A common trait shared by amateurs and professional investors, it is deeply rooted in our survival instinct. While gaining is nice, losing food etc. can threaten the survival of an animal.

In fact, rogue traders are more often the result of loss aversion than evil. It often starts with a small loss, and in an effort to cover it up, the trader would double down and take more risk, digging a bigger and bigger hole for themselves.

Loss aversion assessment

Loss aversion can be assessed using this mini questionnaire, which is adapted from the research literature. It has only two questions:

Q1: Out of the two options below, which one do you prefer?
A. 100% chance of gaining $2000.
B. 75% chance of gaining $4000; 25% chance of gaining nothing.

Q2: You are then presented with another set of two options below. Which one do you prefer?
A. 100% chance of losing $2000.
B. 50% chance of losing $5000; 50% chance of losing nothing.

For the first question, a rational investor would choose B, because the expected gain in B is $3000, much higher than the gain in A, while the risk is relatively small. If an investor chooses A, it indicates the tendency to secure gain, a form of loss aversion, because they can’t bear the pain of the 20% chance of getting nothing.

The second question is even more painful to decide. People’s gut reaction is often, “I want neither.” But sometimes we do face a decision like this. For example, a gambler has lost $2000. Would he accept the loss, or doubling down in an effort to win it back? This is how gamblers end up digging a deeper hole for themselves. Rogue traders, who lose hundreds of millions of dollars for their firm, often started out with a much smaller loss, but instead of accepting the loss, they would double down, and dig a deeper and deeper hole for themselves. Doubling down is another form of loss aversion.

The table below summarizes the mapping:

Answer to question 1 Answer to question 2 Has loss aversion?
A B Yes
B A No
A A Some (Secure gain)
B B Some (Double down)

How to use loss aversion assessment?

Loss aversion is a common behavioral bias, and most people have it.
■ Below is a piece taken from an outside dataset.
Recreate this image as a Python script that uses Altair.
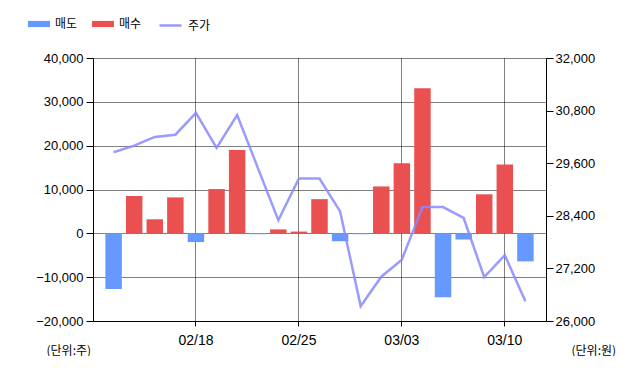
import altair as alt
import pandas as pd

dates = ["02/12", "02/13", "02/14", "02/17", "02/18", "02/19", "02/20", "02/21",
         "02/24", "02/25", "02/26", "02/27", "02/28", "03/02", "03/03", "03/04",
         "03/05", "03/06", "03/09", "03/10", "03/11"]
sell = [-12700, 0, 0, 0, -2000, 0, 0, -200, 0, 0, 0, -1800, -200, 0, 0, 0,
        -14600, -1400, 0, 0, -6400]
buy = [0, 8500, 3200, 8200, 0, 10100, 19000, 0, 900, 400, 7800, 0, 0, 10700,
       16000, 33100, 0, 0, 8900, 15700, 0]
price = [29850, 30000, 30200, 30250, 30750, 29950, 30700, 29500, 28300, 29250,
         29250, 28500, 26340, 27010, 27400, 28600, 28600, 28350, 27000, 27500, 26450]
x_ticks = ["02/18", "02/25", "03/03", "03/10"]
left_ticks = [-20000, -10000, 0, 10000, 20000, 30000, 40000]
right_ticks = [26000, 27200, 28400, 29600, 30800, 32000]

rows = []
for d, s, b in zip(dates, sell, buy):
    if s:
        rows.append({"date": d, "type": "매도", "value": s})
    if b:
        rows.append({"date": d, "type": "매수", "value": b})
bars_df = pd.DataFrame(rows)
line_df = pd.DataFrame({"date": dates, "price": price, "series": ["주가"] * len(dates)})

FONT = "Liberation Sans, Noto Sans CJK KR"
KFONT = "Noto Sans CJK KR"

x_enc = alt.X(
    "date:N", sort=dates, title=None,
    scale=alt.Scale(domain=dates, paddingInner=0.2, paddingOuter=0.6),
    axis=alt.Axis(values=x_ticks, labelAngle=0, grid=True, gridDash=[1, 1],
                  gridColor="#000000", gridOpacity=1, tickSize=5, labelPadding=7,
                  labelFontSize=14,
                  domainColor="#000000", tickColor="#000000"),
)

bars = alt.Chart(bars_df).mark_bar().encode(
    x=x_enc,
    y=alt.Y("value:Q",
            scale=alt.Scale(domain=[-20000, 40000], nice=False),
            axis=alt.Axis(values=left_ticks, format=",d", grid=True, gridDash=[1, 1],
                          gridColor="#000000", gridOpacity=1, tickSize=7, labelPadding=3,
                          labelFontSize=13,
                          domainColor="#000000", tickColor="#000000",
                          title="(단위:주)", titleAngle=0, titleX=-47, titleY=292,
                          titleAlign="left", titleBaseline="middle", titleFont=KFONT)),
    color=alt.Color("type:N",
                    scale=alt.Scale(domain=["매도", "매수"], range=["#6699ff", "#ea5050"]),
                    legend=alt.Legend(orient="none", legendX=-65, legendY=-45,
                                      direction="horizontal", title=None,
                                      symbolType="M-1,-0.28H1V0.28H-1Z", symbolSize=484,
                                      symbolStrokeWidth=0, labelOffset=5, columnPadding=14)),
)

line = alt.Chart(line_df).mark_line(strokeWidth=2.5, opacity=0.85).encode(
    x=x_enc,
    y=alt.Y("price:Q",
            scale=alt.Scale(domain=[26000, 32000], nice=False, zero=False),
            axis=alt.Axis(orient="right", values=right_ticks, format=",d", grid=False,
                          tickSize=7, labelPadding=2, labelFontSize=13,
                          domainColor="#000000", tickColor="#000000",
                          title="(단위:원)", titleAngle=0, titleX=25, titleY=292,
                          titleAlign="left", titleBaseline="middle", titleFont=KFONT)),
    stroke=alt.Stroke("series:N",
                      scale=alt.Scale(domain=["주가"], range=["#8888ff"]),
                      legend=alt.Legend(orient="none", legendX=65, legendY=-45,
                                        direction="horizontal", title=None,
                                        symbolType="stroke", symbolSize=484,
                                        symbolStrokeWidth=2.5, labelOffset=5)),
)

chart = alt.layer(bars, line).resolve_scale(y="independent").properties(
    width=453, height=263,
    autosize=alt.AutoSizeParams(type="none"),
    padding={"left": 85, "top": 50, "right": 80, "bottom": 35},
).configure_view(stroke=None).configure_axis(
    labelFont=FONT, labelColor="#000000",
    titleFontSize=12, titleFontWeight="normal", titleColor="#000000",
).configure_legend(
    labelFont=KFONT, labelFontSize=12, labelColor="#000000",
)

chart.save("out.html", embed_options={"renderer": "svg", "actions": False})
Make sure you tell clients that, and that you have it too if you follow your heart (if this is true), so they don’t feel bad. The point is to have this awareness, that the level of panic is not an accurate reflection of the reality, and they can cut it by half.

This is most powerful when you combine the conversation on loss aversion with deep analytics to show the risk and return of the short, medium, and long term of their portfolios.

Since the Risk Tolerance Plus flow is the first priority, we recommend you give the loss aversion questionnaire to your client at the next opportunity.

Having this awareness helps clients put their emotions in perspective. Knowing that the emotion is not an accurate gauge of the reality helps to prevent irrational investment decisions.